To date, Congress has coughed up a modest but welcomed $30 million for the PKB mission. Those monies became available against the wishes of the Bush Administration. That funding put money down on a launch vehicle and kick-starting final design work on the spacecraft and instruments.

Thanks largely to behind-the-scenes and in your face political prodding by Senator Barbara Mikulski (D-Maryland), the home state of APL, the mission has moved forward on the bureaucratic game board that is the U.S. Congress.

Even APL made note of her firm, resolute persona when announcing the selection in November of the New Horizons proposal.

"We promise a rewarding mission for NASA and for avid space science supporters, such as Senator Barbara Mikulski and the Maryland delegation, who have done so much to advance science and technology in the state," said Richard Roca, APL's director.

However no funding for subsequent years has been green-lighted and it must pass a NASA confirmation review. That appraisal will address just how real the PKB mission schedule is and what technical risks and must-meet milestones are ahead. Another key event is regulatory approval for launch of the mission's nuclear power source.

Early next month, with the release of NASA's budget, the PKB mission team will learn of its financial footing and prospects for flying.

In NASA's current environment of space station cost overruns, agency restructuring, an expensive menu of Mars exploration projects, as well as other space science agenda items, the near half-billion-dollar Pluto trek may be viewed as a costly and unwanted outing.

Econo-class mission

"I'm a big optimist," says Alan Stern, director of Southwest Research Institute's Department of Space Studies here, and principal investigator for New Horizons.

"This mission is so publicly popular. Also, the planetary community has repeatedly supported the mission. They want to see Pluto and the Kuiper Belt explored," Stern told SPACE.com. "It's not hard to be an optimist. But I'm not naive. I realize that this is not a done deal."

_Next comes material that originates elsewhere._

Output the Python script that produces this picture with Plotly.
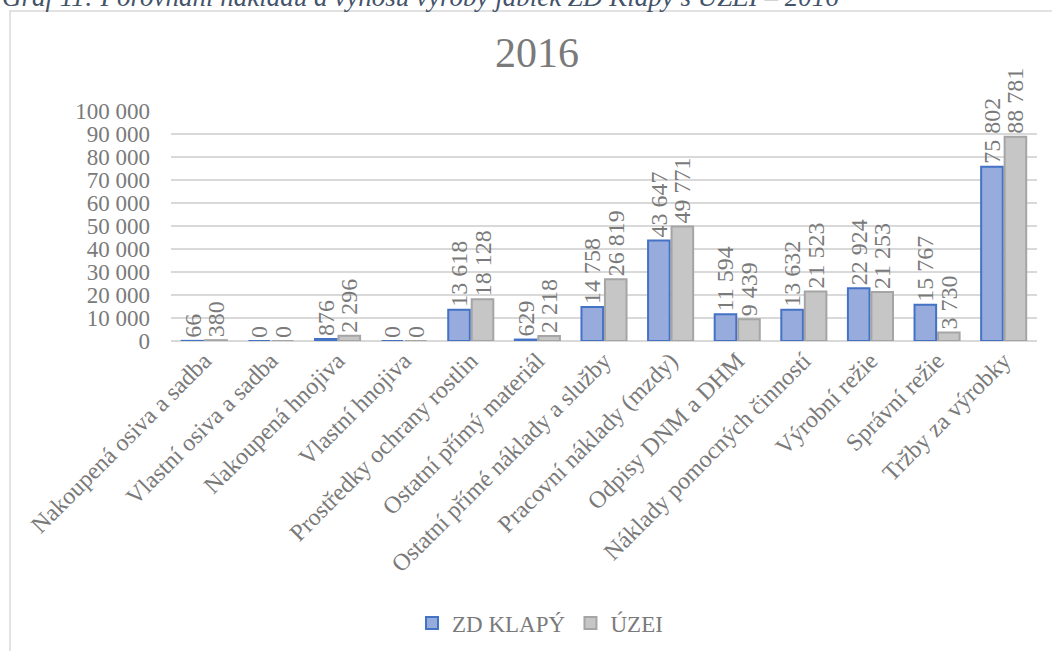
import plotly.graph_objects as go

# data
categories = ["Nakoupená osiva a sadba", "Vlastní osiva a sadba", "Nakoupená hnojiva",
              "Vlastní hnojiva", "Prostředky ochrany rostlin", "Ostatní přímý materiál",
              "Ostatní přímé náklady a služby", "Pracovní náklady (mzdy)", "Odpisy DNM a DHM",
              "Náklady pomocných činností", "Výrobní režie", "Správní režie", "Tržby za výrobky"]
zd_klapy = [66, 0, 876, 0, 13618, 629, 14758, 43647, 11594, 13632, 22924, 15767, 75802]
uzei = [380, 0, 2296, 0, 18128, 2218, 26819, 49771, 9439, 21523, 21253, 3730, 88781]

FONT = "Liberation Serif"
GREY = "#7a7a7a"
FS = 24
W, H = 1052, 651
L, R, T, B = 171, 15, 111, 310
PW, PH = W - L - R, H - T - B

def px(x):
    return (x - L) / PW

def py(y):
    return (H - B - y) / PH

fig = go.Figure()
fig.add_trace(go.Bar(x=categories, y=zd_klapy, name="ZD KLAPÝ",
                     marker=dict(color="#97abdd", line=dict(color="#4472c4", width=2)),
                     texttemplate="%{y:,.0f}", textposition="outside", textangle=-90,
                     cliponaxis=False, constraintext="none",
                     textfont=dict(family=FONT, size=FS, color=GREY)))
fig.add_trace(go.Bar(x=categories, y=uzei, name="ÚZEI",
                     marker=dict(color="#c6c6c6", line=dict(color="#a5a5a5", width=2)),
                     texttemplate="%{y:,.0f}", textposition="outside", textangle=-90,
                     cliponaxis=False, constraintext="none",
                     textfont=dict(family=FONT, size=FS, color=GREY)))

# frame around the chart
fig.add_shape(type="rect", xref="paper", yref="paper",
              x0=px(10), x1=px(1070), y0=py(700), y1=py(11),
              line=dict(color="#d9d9d9", width=1.5), layer="below")

# caption above the chart (cut off in the source)
fig.add_annotation(xref="paper", yref="paper", x=px(0), y=py(14),
                   xanchor="left", yanchor="bottom", showarrow=False,
                   text="<i>Graf 11: Porovnání nákladů a výnosů výroby jablek ZD Klapý s ÚZEI – 2016</i>",
                   font=dict(family=FONT, size=27, color="#44546a"))

fig.update_layout(
    width=W, height=H,
    margin=dict(l=L, r=R, t=T, b=B, autoexpand=False),
    paper_bgcolor="white", plot_bgcolor="white",
    separators=", ",
    font=dict(family=FONT, size=FS, color=GREY),
    title=dict(text="2016", x=537 / W, xref="container", xanchor="center",
               y=1 - 52.5 / H, yref="container", yanchor="middle",
               font=dict(family=FONT, size=42, color=GREY)),
    barmode="group", bargap=0.295, bargroupgap=0.08,
    showlegend=True,
    legend=dict(orientation="h", xref="container", yref="container",
                x=540 / W, xanchor="center", y=1 - 623 / H, yanchor="middle",
                font=dict(family=FONT, size=23, color=GREY), itemwidth=30),
)
fig.update_xaxes(tickangle=-45, showgrid=False, showline=False, ticks="", automargin=False,
                 tickfont=dict(family=FONT, size=FS, color=GREY))
fig.update_yaxes(range=[0, 100000], dtick=10000, tickformat=",d", automargin=False,
                 gridcolor="#d9d9d9", gridwidth=1.5, zeroline=True, zerolinecolor="#d9d9d9",
                 zerolinewidth=1.5, showline=False, ticklabelstandoff=20,
                 tickfont=dict(family=FONT, size=23, color=GREY))

# page has a default 8px body margin; drop it so the figure fills the window
fig.write_html("out.html", config={"displayModeBar": False},
               post_script="document.body.style.margin='0';")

"We're moving forward," Stamatios Krimigis, head of APL's Space Department, says. "We're treating our work here as a program that's moving on. We're optimistic and ready to go into the next phase."

On the technical front, Krimigis explains that reaching out for Pluto is not a big deal, in contrast to other spacecraft targets, such as hot-as-hell Mercury. APL's is building the Messenger craft that will survey that planet too.

The PKB mission is a flagship venture, Krimigis notes, showing that outer planet research can be accomplished on econo-class budgets.

Flying spacecraft to the outer planets is typically a costly, $1 billion-plus undertaking, like the now en route Cassini mission to Saturn.

The New Horizons team plans to use cost-cutting measures, such as utilize proven spacecraft subsystems already designed for other APL planetary missions. Saving money, while reducing risk and shortening the project's development schedule is a prime, early objective.

"One of the institutional attractions for us to compete for this mission is to demonstrate a paradigm, as we did with the Near Earth Asteroid Rendezvous (NEAR) spacecraft for the inner part of the solar system. Namely, that you can do a first-class mission to the outer planets for an affordable cost."

So come October, given final fiscal year approval to proceed to the next phase, the New Horizons team will have on the order of 40 months to move from blueprint to blastoff. "We are going to be ready to go," says a can-do Krimigis.